To her stoical endurance of pain and hardship, her asceticism and self-sacrifice, she joined a light-hearted gaiety, a delightful humour and lavish generosity and loyalty of nature, together with fathomless sympathy for the sufferings and weakness of others.

In 1869 she married Mr. Wilfred Blunt [sic], of Crabbet Park, Sussex, who survives her (then in the diplomatic service and not yet known as a poet), and for years moved in the best literary and general society of her day, always holding her own and distinguished among the best of company. But her heart was not in drawing-rooms. She worshipped the sun and the wind and the hills and the freedom of outdoor life, happiest always in the saddle, or caring for the welfare of her numerous family of Arab horses, so well-known to all her visitors both at Crabbet and at her Egyptian home at Sheykh Obeyd, near Cairo. Her perfect horsemanship, her absolute fearlessness, and the extremely abstemious habits which she inherited from a very remarkable father (the first Earl of Lovelace) made her singularly well fitted for the adventurous journeys which she undertook in the seventies and eighties of the last century. She rode (the only woman in the cavalcade) with her husband through the wildest parts of the Mesopotamian and Arabian deserts, penetrating to jealously guarded fastnesses and often in no slight peril. She crossed the Tigris, Euphrates, and Kherkha rivers, either on a goatskin raft or clinging to a swimming horse. Knowing the formidable nature of these rivers, she foretold the military difficulties in those regions. To the end of her life the romance and delight of these wild journeys were never far from her memory.
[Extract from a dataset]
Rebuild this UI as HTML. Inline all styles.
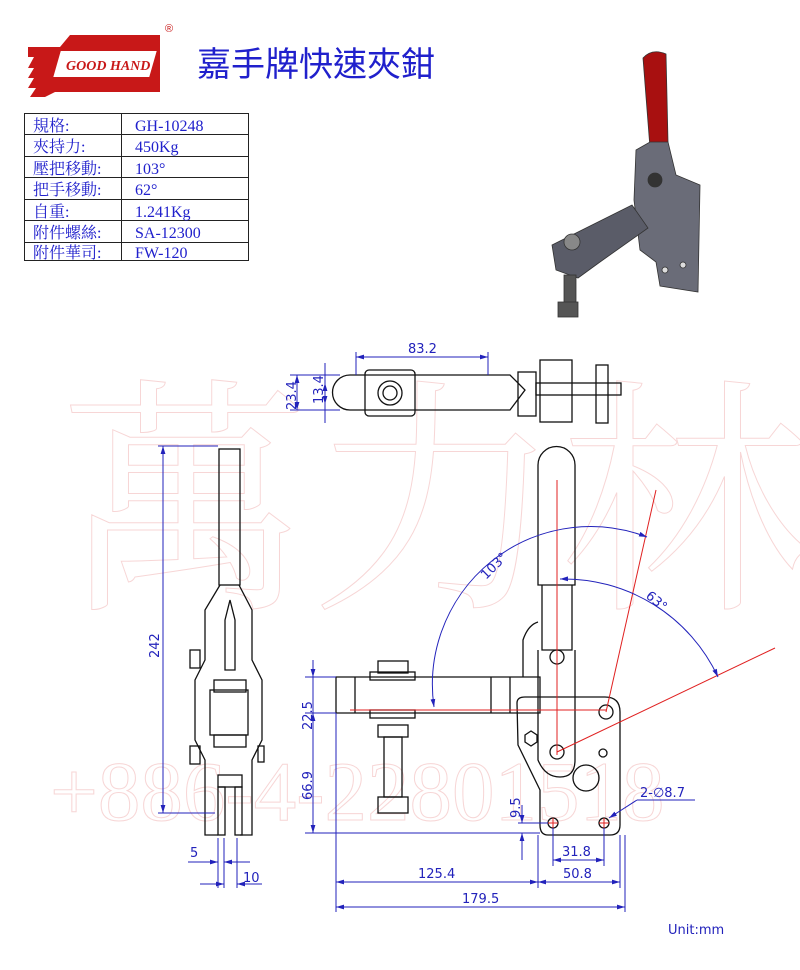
<!DOCTYPE html>
<html><head><meta charset="utf-8"><style>
body{margin:0;background:#fff;width:800px;height:970px;overflow:hidden}
svg{display:block}
.k{fill:none;stroke:#111;stroke-width:1.3}
.b{fill:none;stroke:#2222bb;stroke-width:1}
.r{fill:none;stroke:#e02020;stroke-width:1}
.d{font-family:"DejaVu Sans",sans-serif;font-size:13px;fill:#2222bb}
</style></head><body>
<svg width="800" height="970" viewBox="0 0 800 970" xmlns="http://www.w3.org/2000/svg">
<defs><marker id="a" viewBox="0 0 10 10" refX="10" refY="5" markerWidth="8" markerHeight="8" orient="auto-start-reverse"><path d="M0,2 L10,5 L0,8z" fill="#2222bb"/></marker></defs>
<!-- watermark -->
<g fill="none" stroke="#f7d6d6" stroke-width="1" font-family="Liberation Serif,Noto Serif CJK SC,serif">
<text x="60" y="590" font-size="250" font-family="Noto Serif CJK SC,serif">萬力林</text>
<text x="50" y="820" font-size="85">+886-4-22801518</text>
</g>
<!-- logo -->
<g>
<path d="M28,47 H60 L70,35 H160 V92 H55 L45,97 H30 L36,88 H28 L34,78 H28 L34,68 H28 L34,57 H28Z" fill="#c81818"/>
<path d="M60,50 H158 L150,78 H52Z" fill="#fff" stroke="#c81818" stroke-width="2"/>
<text x="66" y="70" font-family="Liberation Serif,serif" font-style="italic" font-weight="bold" font-size="14" fill="#c81818">GOOD HAND</text>
<text x="165" y="32" font-family="Liberation Sans,sans-serif" font-size="11" fill="#c81818">®</text>
</g>
<text x="197" y="76" font-family="Liberation Sans,Noto Sans CJK TC,sans-serif" font-size="34" fill="#2020cc">嘉手牌快速夾鉗</text>
<!-- table -->
<g font-family="Liberation Serif,Noto Serif CJK SC,serif" font-size="16" fill="#2020cc">
<rect x="24.5" y="113.5" width="224" height="147" fill="none" stroke="#222"/>
<line x1="121.5" y1="113" x2="121.5" y2="261" stroke="#222"/>
<g stroke="#222"><line x1="24" y1="134.5" x2="248" y2="134.5"/><line x1="24" y1="156.5" x2="248" y2="156.5"/><line x1="24" y1="177.5" x2="248" y2="177.5"/><line x1="24" y1="199.5" x2="248" y2="199.5"/><line x1="24" y1="220.5" x2="248" y2="220.5"/><line x1="24" y1="242.5" x2="248" y2="242.5"/></g>
<text x="33" y="131">規格:</text><text x="135" y="131">GH-10248</text>
<text x="33" y="152">夾持力:</text><text x="135" y="152">450Kg</text>
<text x="33" y="174">壓把移動:</text><text x="135" y="174">103°</text>
<text x="33" y="195">把手移動:</text><text x="135" y="195">62°</text>
<text x="33" y="217">自重:</text><text x="135" y="217">1.241Kg</text>
<text x="33" y="238">附件螺絲:</text><text x="135" y="238">SA-12300</text>
<text x="33" y="258">附件華司:</text><text x="135" y="258">FW-120</text>
</g>
<!-- product iso -->
<g stroke="#333" stroke-width="0.8">
<path d="M643,58 Q652,48 666,54 L668,142 L650,148 Z" fill="#a81010"/>
<path d="M636,150 L650,142 L668,142 L676,175 L700,185 L698,292 L660,286 L656,262 L640,250 L634,200 Z" fill="#6a6c78"/>
<path d="M552,245 L632,205 L648,228 L600,262 L578,278 L556,270 Z" fill="#5a5c68"/>
<rect x="564" y="275" width="12" height="30" fill="#555"/>
<rect x="558" y="302" width="20" height="15" fill="#555"/>
<circle cx="572" cy="242" r="8" fill="#888"/>
<circle cx="655" cy="180" r="7" fill="#333"/>
<circle cx="683" cy="265" r="3" fill="#ddd"/><circle cx="665" cy="270" r="3" fill="#ddd"/>
</g>
<!-- top view -->
<g class="k">
<path d="M350,375 H510 L525,390 L510,410 H350 A17.5,17.5 0 0 1 350,375Z"/>
<rect x="365" y="370" width="50" height="46" rx="4"/>
<circle cx="390" cy="393" r="12"/><circle cx="390" cy="393" r="7"/>
<rect x="518" y="372" width="18" height="44"/><rect x="540" y="360" width="32" height="62"/>
<rect x="536" y="383" width="85" height="12"/><rect x="596" y="365" width="12" height="58"/>
</g>
<g class="b" marker-start="url(#a)" marker-end="url(#a)">
<line x1="356" y1="357" x2="488" y2="357"/>
<line x1="297" y1="375" x2="297" y2="410"/>
<line x1="325" y1="383" x2="325" y2="404"/>
</g>
<g class="b"><line x1="356" y1="352" x2="356" y2="375"/><line x1="488" y1="352" x2="488" y2="375"/><line x1="290" y1="375" x2="340" y2="375"/><line x1="290" y1="410" x2="340" y2="410"/><line x1="325" y1="363" x2="325" y2="423"/></g>
<text class="d" x="408" y="353">83.2</text>
<text class="d" transform="translate(296,410) rotate(-90)">23.4</text>
<text class="d" transform="translate(323,404) rotate(-90)">13.4</text>
<!-- side view -->
<g class="k">
<rect x="219" y="449" width="21" height="136"/>
<path d="M220,585 L205,610 V660 L195,680 V740 L205,760 V835 H218 M239,585 L252,610 V660 L262,680 V740 L252,760 V835 H240"/>
<rect x="210" y="690" width="38" height="45"/><rect x="214" y="680" width="32" height="12"/><rect x="214" y="735" width="32" height="12"/>
<rect x="190" y="650" width="10" height="18"/><rect x="190" y="746" width="10" height="18"/><rect x="258" y="746" width="6" height="16"/>
<rect x="218" y="775" width="24" height="12"/><rect x="218" y="787" width="7" height="48"/><rect x="235" y="787" width="7" height="48"/>
<path d="M225,620 L230,600 L235,620 V670 H225Z"/>
</g>
<g class="b" marker-start="url(#a)" marker-end="url(#a)"><line x1="163" y1="446" x2="163" y2="813"/></g>
<g class="b"><line x1="158" y1="446" x2="218" y2="446"/><line x1="158" y1="813" x2="215" y2="813"/>
<line x1="218" y1="838" x2="218" y2="888"/><line x1="224" y1="838" x2="224" y2="888"/><line x1="237" y1="838" x2="237" y2="888"/>
<line x1="188" y1="862" x2="218" y2="862" marker-end="url(#a)"/><line x1="250" y1="862" x2="224" y2="862" marker-end="url(#a)"/>
<line x1="200" y1="884" x2="224" y2="884" marker-end="url(#a)"/><line x1="262" y1="884" x2="237" y2="884" marker-end="url(#a)"/></g>
<text class="d" transform="translate(159,658) rotate(-90)">242</text>
<text class="d" x="190" y="857">5</text><text class="d" x="243" y="882">10</text>
<!-- front view -->
<g class="k">
<path d="M538,585 V465 A18.5,18.5 0 0 1 575,465 V585 Z"/>
<path d="M542,585 V650 H572 V585"/>
<path d="M336,677 H540 V713 H336Z"/><line x1="355" y1="677" x2="355" y2="713"/><line x1="491" y1="677" x2="491" y2="713"/><line x1="510" y1="677" x2="510" y2="713"/>
<rect x="370" y="672" width="45" height="8"/><rect x="370" y="710" width="45" height="8"/>
<rect x="378" y="725" width="30" height="12"/><rect x="384" y="737" width="18" height="60"/><rect x="378" y="797" width="30" height="16"/>
<rect x="378" y="661" width="30" height="12"/>
<path d="M517,703 Q517,697 525,697 H605 Q620,697 620,712 V825 Q620,835 610,835 H548 Q540,835 540,825 V790 L518,745 Z"/>
<path d="M538,650 V760 Q545,777 560,777 Q575,777 575,760 V650"/>
<path d="M523,677 V640 Q528,625 538,622"/>
<circle cx="557" cy="657" r="7"/><circle cx="557" cy="752" r="7"/><circle cx="606" cy="712" r="7"/><circle cx="603" cy="753" r="4"/><circle cx="586" cy="778" r="13"/>
<circle cx="553" cy="823" r="5"/><circle cx="604" cy="823" r="5"/>
<path d="M525,735 L531,731 L537,735 V742 L531,746 L525,742Z"/>
</g>
<g class="r">
<line x1="557" y1="480" x2="557" y2="755"/><line x1="350" y1="710" x2="606" y2="710"/>
<line x1="557" y1="752" x2="775" y2="648"/><line x1="606" y1="712" x2="656" y2="490"/>
<line x1="548" y1="823" x2="558" y2="823"/><line x1="553" y1="818" x2="553" y2="828"/><line x1="599" y1="823" x2="609" y2="823"/><line x1="604" y1="818" x2="604" y2="828"/>
</g>
<g class="b">
<path d="M434,707 A158,158 0 0 1 647,537" marker-start="url(#a)" marker-end="url(#a)"/>
<path d="M560,579 A170,170 0 0 1 718,677" marker-start="url(#a)" marker-end="url(#a)"/>
<line x1="313" y1="660" x2="313" y2="677" marker-end="url(#a)"/><line x1="313" y1="677" x2="313" y2="713"/>
<line x1="313" y1="713" x2="313" y2="833" marker-start="url(#a)" marker-end="url(#a)"/>
<line x1="305" y1="677" x2="336" y2="677"/><line x1="305" y1="713" x2="336" y2="713"/><line x1="305" y1="833" x2="540" y2="833"/>
<line x1="522" y1="805" x2="522" y2="823" marker-end="url(#a)"/><line x1="522" y1="860" x2="522" y2="833" marker-end="url(#a)"/><line x1="518" y1="823" x2="548" y2="823"/>
<line x1="336" y1="713" x2="336" y2="912"/><line x1="538" y1="835" x2="538" y2="888"/><line x1="620" y1="835" x2="620" y2="888"/><line x1="625" y1="835" x2="625" y2="912"/>
<line x1="553" y1="828" x2="553" y2="866"/><line x1="604" y1="828" x2="604" y2="866"/>
<line x1="553" y1="860" x2="604" y2="860" marker-start="url(#a)" marker-end="url(#a)"/>
<line x1="336" y1="882" x2="538" y2="882" marker-start="url(#a)" marker-end="url(#a)"/>
<line x1="538" y1="882" x2="620" y2="882" marker-start="url(#a)" marker-end="url(#a)"/>
<line x1="336" y1="907" x2="625" y2="907" marker-start="url(#a)" marker-end="url(#a)"/>
<line x1="637" y1="800" x2="609" y2="818" marker-end="url(#a)"/><line x1="637" y1="800" x2="695" y2="800"/>
</g>
<text class="d" transform="translate(486,580) rotate(-45)">103°</text>
<text class="d" transform="translate(645,597) rotate(40)">63°</text>
<text class="d" transform="translate(312,730) rotate(-90)">22.5</text>
<text class="d" transform="translate(312,800) rotate(-90)">66.9</text>
<text class="d" transform="translate(520,818) rotate(-90)">9.5</text>
<text class="d" x="562" y="856">31.8</text>
<text class="d" x="418" y="878">125.4</text>
<text class="d" x="563" y="878">50.8</text>
<text class="d" x="462" y="903">179.5</text>
<text class="d" x="640" y="797">2-∅8.7</text>
<text class="d" x="668" y="934" font-size="15">Unit:mm</text>
</svg>
</body></html>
Her last years were mainly lived in Egypt, whence since 1915 she had been unable to return at all. She spent her time dispensing kindness to all about her, and especially to the soldiers, wounded and unwounded, who now surrounded her. It was within a few weeks of her 80th birthday that she simultaneously finished a book (her History of the Arabian Horse), which it is believed is likely to become a classic, and inherited the ancient barony that had descended to her through her grandmother, Lady Byron. About a month later she fell ill, and the strength that had up till then seemed extraordinary for her age at last failed her. For those whom she has left here it is a tragedy. For herself, no. She lies for ever under the Eastern sun, in the land of her heart, and her memory will not soon fade. To the end of her life she had the heart of a child, the brain of a scholar, and the soul of a saint.

***

Who was the correspondent who wrote to the Times about the passing of Lady Anne Blunt? It was someone familiar with her entire life, from her ancestry to her debut in London society to her marriage and desert journeys. The writer knew Lady Anne had designed the house at Crabbet and about her knee injury. Wilfrid Blunt’s name was spelled incorrectly, but that could have been done in typesetting at the Times.

It is probably safe to guess that the writer was Lady Anne’s daughter, Lady Wentworth. Mention is made of Lady Anne’s completion of a book on the Arabian horse. This manuscript she willed to her daughter. The tone and phrasing of the piece are strikingly similar to Lady Wentworth’s discussions of her mother in her own book, The Authentic Arabian Horse. The “my mother was a saint” theme runs throughout Lady Wentworth’s written commentary on her mother’s life. Whoever the writer was, he or she has left a moving portrait of a foundation Arabian breeder.